• [Supplied data]:
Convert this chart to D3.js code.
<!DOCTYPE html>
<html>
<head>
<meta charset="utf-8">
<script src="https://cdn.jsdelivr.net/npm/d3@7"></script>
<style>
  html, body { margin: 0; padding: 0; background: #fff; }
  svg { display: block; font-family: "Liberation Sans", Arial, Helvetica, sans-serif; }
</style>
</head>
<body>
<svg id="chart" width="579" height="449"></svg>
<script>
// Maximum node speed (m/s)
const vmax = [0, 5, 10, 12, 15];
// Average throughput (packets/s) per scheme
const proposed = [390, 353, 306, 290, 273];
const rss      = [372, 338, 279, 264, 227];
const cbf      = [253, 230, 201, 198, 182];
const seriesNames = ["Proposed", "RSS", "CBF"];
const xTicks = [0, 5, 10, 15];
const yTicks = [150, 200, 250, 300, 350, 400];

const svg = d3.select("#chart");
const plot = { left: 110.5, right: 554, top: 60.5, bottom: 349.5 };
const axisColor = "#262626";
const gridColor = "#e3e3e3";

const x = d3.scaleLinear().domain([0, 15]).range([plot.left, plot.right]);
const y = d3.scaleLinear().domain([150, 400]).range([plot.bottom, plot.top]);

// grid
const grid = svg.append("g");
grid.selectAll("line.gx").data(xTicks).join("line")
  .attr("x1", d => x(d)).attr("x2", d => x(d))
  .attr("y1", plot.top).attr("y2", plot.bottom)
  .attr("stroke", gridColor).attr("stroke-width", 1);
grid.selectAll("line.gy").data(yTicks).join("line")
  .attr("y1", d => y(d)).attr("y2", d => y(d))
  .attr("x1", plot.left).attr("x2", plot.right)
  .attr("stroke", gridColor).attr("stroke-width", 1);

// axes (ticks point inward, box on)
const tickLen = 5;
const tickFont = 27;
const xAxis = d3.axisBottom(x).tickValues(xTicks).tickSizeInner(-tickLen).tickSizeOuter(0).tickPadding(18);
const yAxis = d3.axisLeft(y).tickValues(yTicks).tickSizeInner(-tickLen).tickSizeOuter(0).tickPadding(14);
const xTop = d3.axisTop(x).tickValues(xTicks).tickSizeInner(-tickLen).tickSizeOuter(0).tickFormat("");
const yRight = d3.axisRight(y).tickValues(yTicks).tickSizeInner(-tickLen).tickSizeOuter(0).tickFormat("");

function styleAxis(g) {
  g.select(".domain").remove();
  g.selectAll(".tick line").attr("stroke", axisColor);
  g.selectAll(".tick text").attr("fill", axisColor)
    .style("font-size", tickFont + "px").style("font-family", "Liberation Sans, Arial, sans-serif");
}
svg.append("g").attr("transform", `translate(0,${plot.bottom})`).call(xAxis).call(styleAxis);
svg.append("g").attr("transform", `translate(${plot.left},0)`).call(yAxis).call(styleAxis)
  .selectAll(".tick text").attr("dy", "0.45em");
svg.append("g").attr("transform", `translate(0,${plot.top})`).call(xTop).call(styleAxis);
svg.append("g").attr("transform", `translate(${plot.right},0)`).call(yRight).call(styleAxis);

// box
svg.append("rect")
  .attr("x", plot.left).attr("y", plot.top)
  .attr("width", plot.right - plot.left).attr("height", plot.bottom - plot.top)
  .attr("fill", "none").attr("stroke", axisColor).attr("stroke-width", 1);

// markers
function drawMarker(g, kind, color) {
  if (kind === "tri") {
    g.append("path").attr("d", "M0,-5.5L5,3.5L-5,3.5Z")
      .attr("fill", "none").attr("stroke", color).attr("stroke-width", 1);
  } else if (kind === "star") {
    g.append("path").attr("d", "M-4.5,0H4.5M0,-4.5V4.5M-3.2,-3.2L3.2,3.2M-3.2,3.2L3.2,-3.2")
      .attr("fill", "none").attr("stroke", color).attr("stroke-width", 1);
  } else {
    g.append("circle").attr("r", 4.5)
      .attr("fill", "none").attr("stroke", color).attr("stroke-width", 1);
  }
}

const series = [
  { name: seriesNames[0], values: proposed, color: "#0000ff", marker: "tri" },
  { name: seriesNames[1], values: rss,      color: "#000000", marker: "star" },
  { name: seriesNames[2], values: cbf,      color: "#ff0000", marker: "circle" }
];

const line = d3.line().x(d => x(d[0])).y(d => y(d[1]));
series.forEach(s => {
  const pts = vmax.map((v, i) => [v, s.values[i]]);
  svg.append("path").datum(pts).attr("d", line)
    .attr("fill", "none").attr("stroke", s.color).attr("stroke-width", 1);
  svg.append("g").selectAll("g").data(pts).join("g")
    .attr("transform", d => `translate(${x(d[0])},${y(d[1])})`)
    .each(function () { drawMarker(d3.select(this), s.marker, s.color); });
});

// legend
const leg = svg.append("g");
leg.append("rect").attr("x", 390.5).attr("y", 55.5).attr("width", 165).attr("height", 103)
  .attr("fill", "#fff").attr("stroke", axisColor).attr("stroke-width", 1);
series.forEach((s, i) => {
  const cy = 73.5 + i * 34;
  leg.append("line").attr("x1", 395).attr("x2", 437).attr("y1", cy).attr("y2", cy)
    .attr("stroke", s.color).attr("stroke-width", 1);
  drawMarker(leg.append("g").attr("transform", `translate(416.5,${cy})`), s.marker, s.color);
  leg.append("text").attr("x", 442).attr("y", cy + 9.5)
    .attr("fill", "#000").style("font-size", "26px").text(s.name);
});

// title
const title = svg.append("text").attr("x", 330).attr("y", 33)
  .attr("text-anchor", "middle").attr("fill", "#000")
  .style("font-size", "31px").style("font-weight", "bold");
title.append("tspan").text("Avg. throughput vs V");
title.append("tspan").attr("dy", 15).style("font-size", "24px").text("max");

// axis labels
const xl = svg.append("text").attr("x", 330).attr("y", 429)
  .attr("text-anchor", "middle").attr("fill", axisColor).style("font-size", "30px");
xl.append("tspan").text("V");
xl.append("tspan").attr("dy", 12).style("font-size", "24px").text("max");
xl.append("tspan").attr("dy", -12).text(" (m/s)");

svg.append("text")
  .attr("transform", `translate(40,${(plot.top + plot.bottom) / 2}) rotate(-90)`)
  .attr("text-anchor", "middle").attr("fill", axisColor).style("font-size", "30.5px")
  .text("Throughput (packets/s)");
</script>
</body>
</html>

• [Aim of the exercise]: Would you reproduce the material above in full, exactly as given?

• [Completed exercise]:
Convert this chart to D3.js code.
<!DOCTYPE html>
<html>
<head>
<meta charset="utf-8">
<script src="https://cdn.jsdelivr.net/npm/d3@7"></script>
<style>
  html, body { margin: 0; padding: 0; background: #fff; }
  svg { display: block; font-family: "Liberation Sans", Arial, Helvetica, sans-serif; }
</style>
</head>
<body>
<svg id="chart" width="579" height="449"></svg>
<script>
// Maximum node speed (m/s)
const vmax = [0, 5, 10, 12, 15];
// Average throughput (packets/s) per scheme
const proposed = [390, 353, 306, 290, 273];
const rss      = [372, 338, 279, 264, 227];
const cbf      = [253, 230, 201, 198, 182];
const seriesNames = ["Proposed", "RSS", "CBF"];
const xTicks = [0, 5, 10, 15];
const yTicks = [150, 200, 250, 300, 350, 400];

const svg = d3.select("#chart");
const plot = { left: 110.5, right: 554, top: 60.5, bottom: 349.5 };
const axisColor = "#262626";
const gridColor = "#e3e3e3";

const x = d3.scaleLinear().domain([0, 15]).range([plot.left, plot.right]);
const y = d3.scaleLinear().domain([150, 400]).range([plot.bottom, plot.top]);

// grid
const grid = svg.append("g");
grid.selectAll("line.gx").data(xTicks).join("line")
  .attr("x1", d => x(d)).attr("x2", d => x(d))
  .attr("y1", plot.top).attr("y2", plot.bottom)
  .attr("stroke", gridColor).attr("stroke-width", 1);
grid.selectAll("line.gy").data(yTicks).join("line")
  .attr("y1", d => y(d)).attr("y2", d => y(d))
  .attr("x1", plot.left).attr("x2", plot.right)
  .attr("stroke", gridColor).attr("stroke-width", 1);

// axes (ticks point inward, box on)
const tickLen = 5;
const tickFont = 27;
const xAxis = d3.axisBottom(x).tickValues(xTicks).tickSizeInner(-tickLen).tickSizeOuter(0).tickPadding(18);
const yAxis = d3.axisLeft(y).tickValues(yTicks).tickSizeInner(-tickLen).tickSizeOuter(0).tickPadding(14);
const xTop = d3.axisTop(x).tickValues(xTicks).tickSizeInner(-tickLen).tickSizeOuter(0).tickFormat("");
const yRight = d3.axisRight(y).tickValues(yTicks).tickSizeInner(-tickLen).tickSizeOuter(0).tickFormat("");

function styleAxis(g) {
  g.select(".domain").remove();
  g.selectAll(".tick line").attr("stroke", axisColor);
  g.selectAll(".tick text").attr("fill", axisColor)
    .style("font-size", tickFont + "px").style("font-family", "Liberation Sans, Arial, sans-serif");
}
svg.append("g").attr("transform", `translate(0,${plot.bottom})`).call(xAxis).call(styleAxis);
svg.append("g").attr("transform", `translate(${plot.left},0)`).call(yAxis).call(styleAxis)
  .selectAll(".tick text").attr("dy", "0.45em");
svg.append("g").attr("transform", `translate(0,${plot.top})`).call(xTop).call(styleAxis);
svg.append("g").attr("transform", `translate(${plot.right},0)`).call(yRight).call(styleAxis);

// box
svg.append("rect")
  .attr("x", plot.left).attr("y", plot.top)
  .attr("width", plot.right - plot.left).attr("height", plot.bottom - plot.top)
  .attr("fill", "none").attr("stroke", axisColor).attr("stroke-width", 1);

// markers
function drawMarker(g, kind, color) {
  if (kind === "tri") {
    g.append("path").attr("d", "M0,-5.5L5,3.5L-5,3.5Z")
      .attr("fill", "none").attr("stroke", color).attr("stroke-width", 1);
  } else if (kind === "star") {
    g.append("path").attr("d", "M-4.5,0H4.5M0,-4.5V4.5M-3.2,-3.2L3.2,3.2M-3.2,3.2L3.2,-3.2")
      .attr("fill", "none").attr("stroke", color).attr("stroke-width", 1);
  } else {
    g.append("circle").attr("r", 4.5)
      .attr("fill", "none").attr("stroke", color).attr("stroke-width", 1);
  }
}

const series = [
  { name: seriesNames[0], values: proposed, color: "#0000ff", marker: "tri" },
  { name: seriesNames[1], values: rss,      color: "#000000", marker: "star" },
  { name: seriesNames[2], values: cbf,      color: "#ff0000", marker: "circle" }
];

const line = d3.line().x(d => x(d[0])).y(d => y(d[1]));
series.forEach(s => {
  const pts = vmax.map((v, i) => [v, s.values[i]]);
  svg.append("path").datum(pts).attr("d", line)
    .attr("fill", "none").attr("stroke", s.color).attr("stroke-width", 1);
  svg.append("g").selectAll("g").data(pts).join("g")
    .attr("transform", d => `translate(${x(d[0])},${y(d[1])})`)
    .each(function () { drawMarker(d3.select(this), s.marker, s.color); });
});

// legend
const leg = svg.append("g");
leg.append("rect").attr("x", 390.5).attr("y", 55.5).attr("width", 165).attr("height", 103)
  .attr("fill", "#fff").attr("stroke", axisColor).attr("stroke-width", 1);
series.forEach((s, i) => {
  const cy = 73.5 + i * 34;
  leg.append("line").attr("x1", 395).attr("x2", 437).attr("y1", cy).attr("y2", cy)
    .attr("stroke", s.color).attr("stroke-width", 1);
  drawMarker(leg.append("g").attr("transform", `translate(416.5,${cy})`), s.marker, s.color);
  leg.append("text").attr("x", 442).attr("y", cy + 9.5)
    .attr("fill", "#000").style("font-size", "26px").text(s.name);
});

// title
const title = svg.append("text").attr("x", 330).attr("y", 33)
  .attr("text-anchor", "middle").attr("fill", "#000")
  .style("font-size", "31px").style("font-weight", "bold");
title.append("tspan").text("Avg. throughput vs V");
title.append("tspan").attr("dy", 15).style("font-size", "24px").text("max");

// axis labels
const xl = svg.append("text").attr("x", 330).attr("y", 429)
  .attr("text-anchor", "middle").attr("fill", axisColor).style("font-size", "30px");
xl.append("tspan").text("V");
xl.append("tspan").attr("dy", 12).style("font-size", "24px").text("max");
xl.append("tspan").attr("dy", -12).text(" (m/s)");

svg.append("text")
  .attr("transform", `translate(40,${(plot.top + plot.bottom) / 2}) rotate(-90)`)
  .attr("text-anchor", "middle").attr("fill", axisColor).style("font-size", "30.5px")
  .text("Throughput (packets/s)");
</script>
</body>
</html>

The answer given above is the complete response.